E-Auto-Akkus müssen vielen Umwelteinflüssen standhalten
Für die MZ öffnete Sonntag jedoch ein paar Türen: Die beeindruckendste Anlage ist der Shaker - englisch für Schüttler. Es handelt sich um einen mehrere Meter großen Kasten, in dem alle möglichen Arten von Vibrationen erzeugt werden können. „Fahrzeugbatterien müssen anders als stationäre Akkus etwa in Fabriken viel mehr Umwelteinflüssen standhalten", sagt Sonntag. Simuliert wird etwa, wie sich die Akkus bei einer langen Fahrt über Kopfsteinpflaster verhalten. Doch nicht nur das: Die Temperatur kann dabei zwischen minus 40 Grad und plus 100 Grad variieren. Solche Test sind laut Sonntag notwendig und geben durchaus Alltagssituationen wieder: „Eine Batterie kann beim Fahren durchaus 60 Grad warm werden und dann mit Eiswasser in einer Pfütze in Kontakt kommen."
In den vergangenen Jahren sorgten immer wieder Meldungen von brennenden Elektro-Autos für Schlagzeilen, die teilweise von der Feuerwehr nur schwer gelöscht werden konnten. Wie sicher sind also die riesigen Akkus? „E-Autos sind aus meiner Sicht genau so sicher wie Fahrzeuge mit Kraftstoffmotor", sagt Sonntag. Die Art der Herausforderung ändere sich aber. Elektroauto-Akkus bestehen aus vielen Einzelzellen, die zu Modulen zusammengeschaltet werden und die den Strom speichern und abgeben.
Die Zellen verfügen über eine positive Elektrode (Anode) (Anode) aus einem Lithium-Metalloxid und eine negative Elektrode (Kathode), die in der Regel aus Grafit besteht. „Wie bei jedem elektrischen System ist es unser Anliegen, Kurzschlüsse zu vermeiden", erläutert Sonntag. Ein Batterie-Managementsystem schützt die Akkus über Sicherungen in der Regel vor Kurzschlüssen - so wie der Sicherungskasten in jedem Haushalt. „Und dass es in den Zellen selbst keine Kurzschlüsse gibt etwa durch Deformationen bei einem Unfall - ist unser Anspruch bei Entwicklung und Testen."
Wie gefährlich sind die großen Lithium-Batterien?

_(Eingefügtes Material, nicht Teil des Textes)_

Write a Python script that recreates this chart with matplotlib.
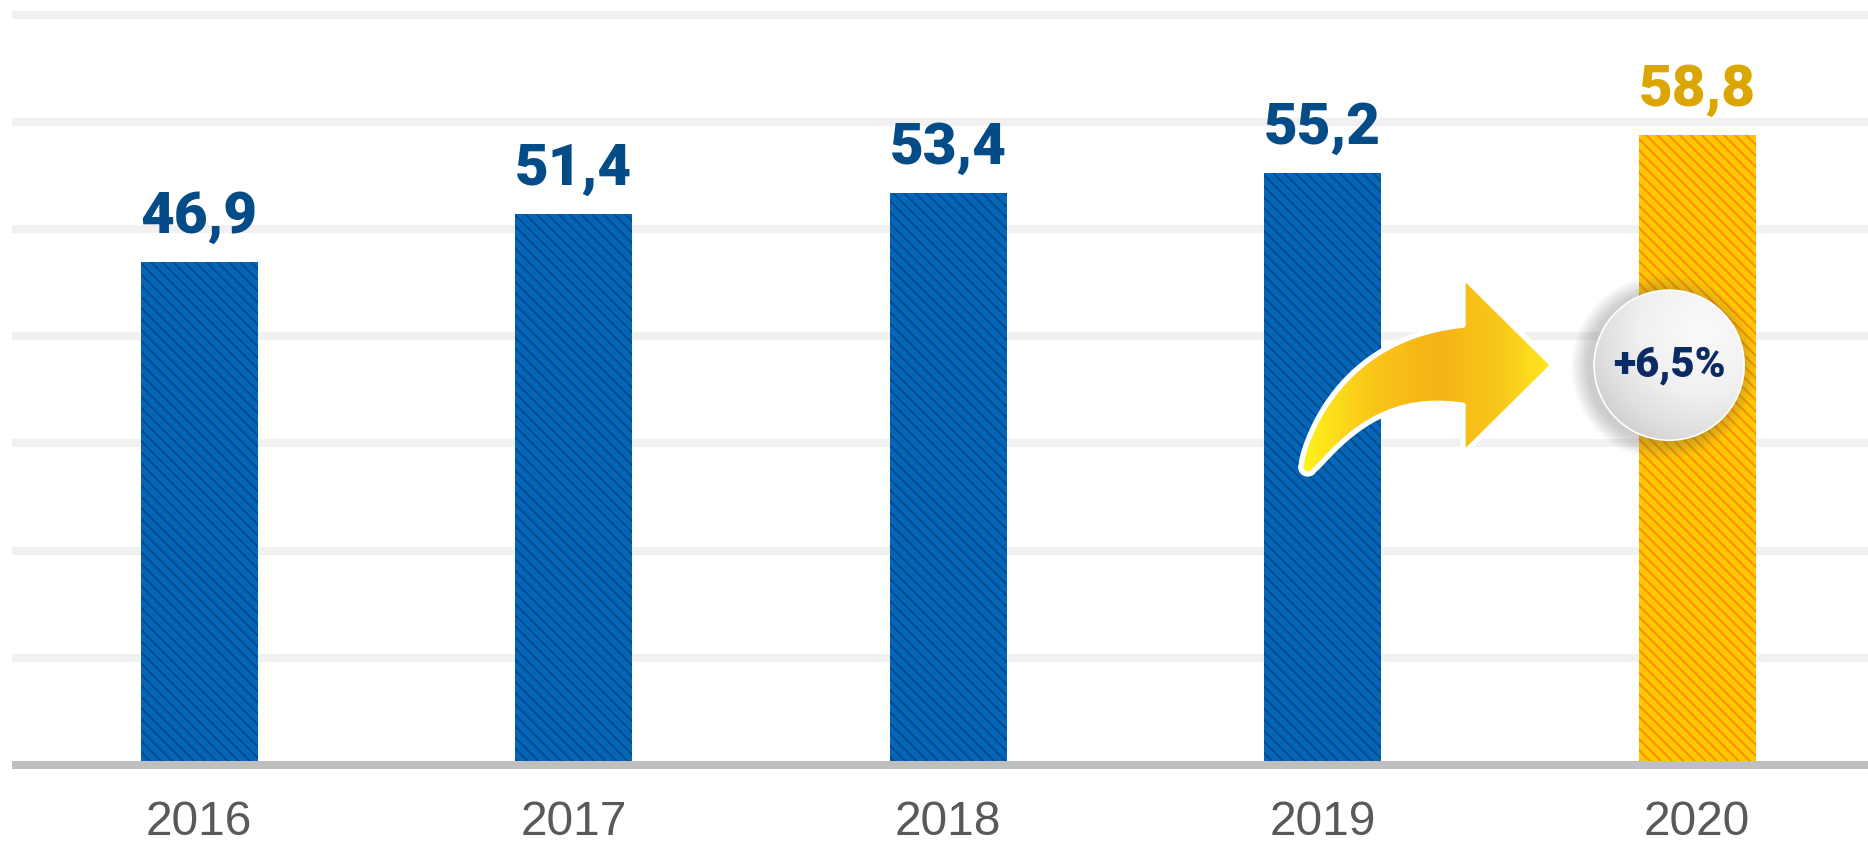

Was passiert aber, wenn die Batterie beim Unfall beschädigt wird? Brennendes Lithium kann nicht gelöscht werden. Laut Sonntag gibt es zwei Besonderheiten: „Lithium ist ein Metall, das die Feuerwehr kühlen muss, um einen eventuellen Brand einzudämmen." Zudem würden in E-Autos mehr Kunststoffe verbaut, um die Fahrzeuge leicht zu machen.
Da die E-Auto-Batterietechnik noch vergleichsweise jung ist, besteht viel Entwicklungsbedarf. Beim Gang durch das Testzentrum bleibt Sonntag vor zwei großen Wasserbecken stehen. Eines ist mit blauem und eines mit gelbem Wasser gefüllt. Die Batterien werden in unterschiedliche Tiefe in das Wasser getaucht. „Später schauen wir nach, ob sich Wasser in den Akkus befindet", so der Testzentrumsleiter. Blaues Wasser wäre ein Beleg, dass schon bei geringer Wassertiefe Flüssigkeit eindringe. Auch Flüssigkeit könne zu Kurzschlüssen führen.
Teamleiter Florian Schmuchal sieht nach eigenen Worten den Erfolg der Arbeit: „Wir haben hier Prototypen von jungen Technologiefirmen, die zwar eine immense Leistung haben, aber mit uns noch die Sicherheit weiterentwickeln müssen." Die Hersteller würden detaillierte Analysen über die potenziellen Schwachstellen erhalten. „Wenn wir dann nach einiger Zeit das fertige Produkt testen, sind wir oft selbst erstaunt, welch enorme Entwicklungsschritte auch diese Start-ups bei der Sicherheit leisten."